— Start Data segment —
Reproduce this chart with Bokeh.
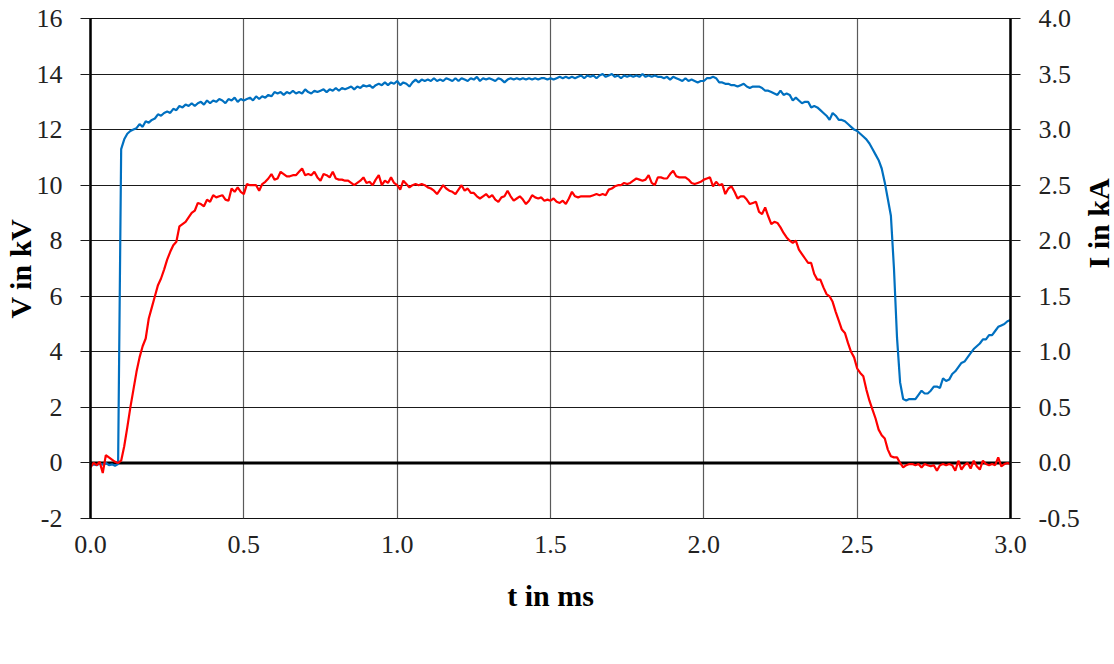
from math import pi

from bokeh.embed import file_html
from bokeh.resources import INLINE
from bokeh.plotting import figure
from bokeh.models import (Range1d, LinearAxis, FixedTicker, NumeralTickFormatter,
                          Span, Legend, LegendItem)

# sample times in ms (10 us spacing)
t_ms = [round(0.01 * k, 2) for k in range(301)]

# voltage trace in kV
voltage_kv = [
    -0.10, -0.05, -0.08, -0.02, -0.06, 0.00, -0.08, -0.05, -0.10, -0.04,
    11.30, 11.65, 11.85, 11.95, 12.00, 12.05, 12.20, 12.10, 12.30, 12.25,
    12.35, 12.40, 12.55, 12.50, 12.60, 12.65, 12.60, 12.75, 12.70, 12.85,
    12.80, 12.90, 12.85, 12.95, 12.85, 12.95, 13.00, 12.90, 13.05, 12.95,
    13.05, 13.00, 13.10, 13.05, 12.95, 13.10, 13.05, 13.15, 13.00, 13.10,
    13.05, 13.10, 13.15, 13.05, 13.20, 13.10, 13.20, 13.15, 13.25, 13.20,
    13.35, 13.30, 13.35, 13.25, 13.35, 13.30, 13.40, 13.30, 13.35, 13.30,
    13.45, 13.35, 13.30, 13.40, 13.35, 13.40, 13.45, 13.35, 13.45, 13.40,
    13.50, 13.40, 13.50, 13.45, 13.50, 13.55, 13.45, 13.55, 13.50, 13.60,
    13.55, 13.60, 13.50, 13.60, 13.65, 13.60, 13.70, 13.60, 13.70, 13.65,
    13.75, 13.60, 13.70, 13.65, 13.55, 13.70, 13.80, 13.70, 13.80, 13.75,
    13.80, 13.75, 13.85, 13.75, 13.80, 13.75, 13.85, 13.80, 13.75, 13.85,
    13.75, 13.85, 13.80, 13.75, 13.85, 13.80, 13.90, 13.75, 13.85, 13.80,
    13.85, 13.80, 13.75, 13.85, 13.80, 13.70, 13.80, 13.85, 13.80, 13.85,
    13.80, 13.85, 13.80, 13.85, 13.80, 13.85, 13.80, 13.85, 13.85, 13.80,
    13.85, 13.80, 13.85, 13.90, 13.85, 13.90, 13.85, 13.90, 13.85, 13.90,
    13.95, 13.85, 13.95, 13.90, 13.95, 13.85, 13.95, 14.00, 13.90, 13.95,
    14.00, 13.90, 13.95, 13.85, 13.95, 13.90, 13.95, 13.90, 13.95, 13.90,
    14.00, 13.90, 13.95, 13.90, 13.95, 13.90, 13.90, 13.85, 13.90, 13.80,
    13.90, 13.85, 13.80, 13.75, 13.85, 13.75, 13.80, 13.75, 13.70, 13.75,
    13.75, 13.85, 13.85, 13.90, 13.85, 13.70, 13.70, 13.65, 13.65, 13.60,
    13.60, 13.55, 13.60, 13.65, 13.55, 13.50, 13.55, 13.55, 13.55, 13.50,
    13.40, 13.40, 13.35, 13.30, 13.25, 13.40, 13.25, 13.30, 13.25, 13.05,
    13.15, 13.05, 12.95, 13.00, 13.00, 12.80, 12.85, 12.80, 12.70, 12.60,
    12.50, 12.35, 12.60, 12.50, 12.35, 12.35, 12.30, 12.20, 12.10, 12.00,
    11.95, 11.85, 11.75, 11.65, 11.50, 11.30, 11.10, 10.90, 10.60, 10.10,
    9.50, 8.90, 7.00, 4.50, 2.90, 2.30, 2.25, 2.30, 2.30, 2.30,
    2.45, 2.60, 2.50, 2.50, 2.60, 2.75, 2.75, 2.70, 3.05, 2.95,
    3.00, 3.20, 3.30, 3.45, 3.60, 3.65, 3.80, 3.95, 4.10, 4.20,
    4.30, 4.45, 4.45, 4.60, 4.60, 4.75, 4.90, 4.95, 5.00, 5.10,
    5.15,
]

# current trace in kA
current_ka = [
    -0.04, 0.00, -0.02, 0.01, -0.09, 0.07, 0.05, 0.03, 0.01, 0.00,
    0.02, 0.15, 0.32, 0.50, 0.66, 0.82, 0.95, 1.05, 1.12, 1.30,
    1.40, 1.50, 1.60, 1.66, 1.74, 1.83, 1.90, 1.96, 1.99, 2.13,
    2.15, 2.17, 2.21, 2.25, 2.27, 2.34, 2.33, 2.31, 2.37, 2.35,
    2.41, 2.39, 2.40, 2.41, 2.37, 2.36, 2.47, 2.44, 2.48, 2.44,
    2.42, 2.51, 2.50, 2.50, 2.50, 2.45, 2.51, 2.53, 2.56, 2.60,
    2.55, 2.56, 2.62, 2.60, 2.58, 2.58, 2.59, 2.59, 2.62, 2.65,
    2.59, 2.60, 2.59, 2.62, 2.57, 2.54, 2.60, 2.59, 2.57, 2.62,
    2.56, 2.55, 2.55, 2.54, 2.54, 2.52, 2.50, 2.52, 2.54, 2.57,
    2.52, 2.53, 2.50, 2.55, 2.59, 2.50, 2.54, 2.52, 2.57, 2.52,
    2.50, 2.46, 2.54, 2.51, 2.48, 2.50, 2.51, 2.50, 2.51, 2.50,
    2.48, 2.47, 2.45, 2.42, 2.46, 2.50, 2.47, 2.45, 2.44, 2.42,
    2.46, 2.50, 2.45, 2.47, 2.43, 2.43, 2.40, 2.38, 2.40, 2.42,
    2.39, 2.41, 2.37, 2.35, 2.39, 2.40, 2.45, 2.40, 2.36, 2.38,
    2.40, 2.37, 2.33, 2.36, 2.41, 2.39, 2.38, 2.39, 2.36, 2.37,
    2.36, 2.38, 2.35, 2.34, 2.36, 2.33, 2.38, 2.44, 2.40, 2.39,
    2.40, 2.40, 2.40, 2.40, 2.41, 2.42, 2.41, 2.42, 2.41, 2.46,
    2.47, 2.49, 2.50, 2.50, 2.52, 2.51, 2.52, 2.54, 2.56, 2.55,
    2.54, 2.55, 2.59, 2.52, 2.50, 2.57, 2.57, 2.56, 2.56, 2.60,
    2.63, 2.58, 2.57, 2.57, 2.57, 2.55, 2.52, 2.51, 2.52, 2.53,
    2.55, 2.56, 2.57, 2.49, 2.53, 2.50, 2.51, 2.42, 2.47, 2.49,
    2.44, 2.38, 2.40, 2.40, 2.37, 2.33, 2.34, 2.35, 2.26, 2.24,
    2.30, 2.22, 2.15, 2.17, 2.16, 2.12, 2.07, 2.03, 2.00, 1.98,
    2.00, 1.92, 1.88, 1.84, 1.80, 1.80, 1.70, 1.65, 1.65, 1.58,
    1.52, 1.50, 1.45, 1.36, 1.28, 1.20, 1.17, 1.08, 1.00, 0.95,
    0.85, 0.81, 0.78, 0.66, 0.56, 0.48, 0.40, 0.30, 0.25, 0.22,
    0.12, 0.06, 0.05, 0.05, 0.00, -0.04, -0.02, -0.01, -0.01, -0.02,
    -0.01, -0.04, -0.01, -0.02, -0.03, -0.02, -0.07, -0.02, -0.01, -0.02,
    -0.01, -0.02, -0.07, 0.02, -0.06, -0.02, 0.00, -0.05, 0.02, -0.03,
    -0.06, 0.02, -0.01, -0.02, -0.01, -0.02, 0.05, -0.03, -0.01, 0.00,
    -0.01,
]

t_ticks = [0.0, 0.5, 1.0, 1.5, 2.0, 2.5, 3.0]
v_ticks = [-2, 0, 2, 4, 6, 8, 10, 12, 14, 16]
i_ticks = [-0.5, 0.0, 0.5, 1.0, 1.5, 2.0, 2.5, 3.0, 3.5, 4.0]

FONT = "Liberation Serif"
TICK_SIZE = "26px"
TITLE_SIZE = "30px"
BLUE = "#0070C0"
RED = "#FF0000"

p = figure(frame_width=920, frame_height=500, output_backend="svg",
           toolbar_location=None,
           x_range=Range1d(0.0, 3.0), y_range=Range1d(-2, 16),
           min_border_left=90, min_border_right=104,
           min_border_top=18, min_border_bottom=0)
p.extra_y_ranges = {"current": Range1d(-0.5, 4.0)}
p.background_fill_color = "white"
p.border_fill_color = "white"
p.outline_line_color = "#111111"
p.outline_line_width = 1.2

# grid
p.ygrid.ticker = FixedTicker(ticks=v_ticks)
p.ygrid.grid_line_color = "#1a1a1a"
p.ygrid.grid_line_width = 1.2
p.xgrid.ticker = FixedTicker(ticks=t_ticks)
p.xgrid.grid_line_color = "#5a5a5a"
p.xgrid.grid_line_width = 1.2


def style_axis(ax, standoff):
    ax.major_label_standoff = standoff
    ax.major_label_text_font = FONT
    ax.major_label_text_font_size = TICK_SIZE
    ax.major_label_text_color = "#222222"
    ax.axis_label_text_font = FONT
    ax.axis_label_text_font_size = TITLE_SIZE
    ax.axis_label_text_font_style = "bold"
    ax.axis_label_text_color = "black"
    ax.minor_tick_line_color = None


# x axis: labels only
xa = p.xaxis[0]
xa.ticker = FixedTicker(ticks=t_ticks)
xa.formatter = NumeralTickFormatter(format="0.0")
xa.axis_line_color = None
xa.major_tick_line_color = None
xa.major_tick_out = 0
xa.major_tick_in = 0
style_axis(xa, 17)
xa.axis_label = "t in ms"
xa.axis_label_standoff = 23

# left voltage axis
ya = p.yaxis[0]
ya.ticker = FixedTicker(ticks=v_ticks)
ya.major_label_overrides = {-2: "-2"}
ya.axis_line_color = "black"
ya.axis_line_width = 2.5
ya.major_tick_line_color = "#1a1a1a"
ya.major_tick_line_width = 1.2
ya.major_tick_out = 10
ya.major_tick_in = 0
style_axis(ya, 18)
ya.axis_label = "V in kV"
ya.axis_label_standoff = -3

# right current axis
ra = LinearAxis(y_range_name="current", ticker=FixedTicker(ticks=i_ticks),
                formatter=NumeralTickFormatter(format="0.0"))
ra.major_label_overrides = {-0.5: "-0.5"}
ra.axis_line_color = "black"
ra.axis_line_width = 2.5
ra.major_tick_line_color = "#1a1a1a"
ra.major_tick_line_width = 1.2
ra.major_tick_out = 10
ra.major_tick_in = 0
style_axis(ra, 18)
ra.axis_label = "I in kA"
ra.axis_label_standoff = 16
ra.axis_label_orientation = pi / 2
p.add_layout(ra, "right")

# zero line
zero = Span(location=0, dimension="width", line_color="black", line_width=3)
zero.level = "underlay"
p.add_layout(zero)

r_v = p.line(t_ms, voltage_kv, line_color=BLUE, line_width=2.2)
r_i = p.line(t_ms, current_ka, line_color=RED, line_width=2.2, y_range_name="current")

legend = Legend(items=[LegendItem(label="voltage", renderers=[r_v]),
                       LegendItem(label="current", renderers=[r_i])],
                orientation="horizontal", location=(335, 22),
                border_line_color=None, background_fill_alpha=0,
                padding=0, margin=22, spacing=73, glyph_width=23,
                glyph_height=20, label_standoff=4,
                label_text_font=FONT, label_text_font_size=TICK_SIZE,
                label_text_color="#222222")
p.add_layout(legend, "below")

open("out.html", "w").write(file_html(p, INLINE))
— End Data segment —
> Task instructions
Restate exactly, please, only the lines between the start of the data and the line containing "t_ms = [round(0.01", both ends included, skipping the pictures.

> Correct result
Reproduce this chart with Bokeh.
from math import pi

from bokeh.embed import file_html
from bokeh.resources import INLINE
from bokeh.plotting import figure
from bokeh.models import (Range1d, LinearAxis, FixedTicker, NumeralTickFormatter,
                          Span, Legend, LegendItem)

# sample times in ms (10 us spacing)
t_ms = [round(0.01 * k, 2) for k in range(301)]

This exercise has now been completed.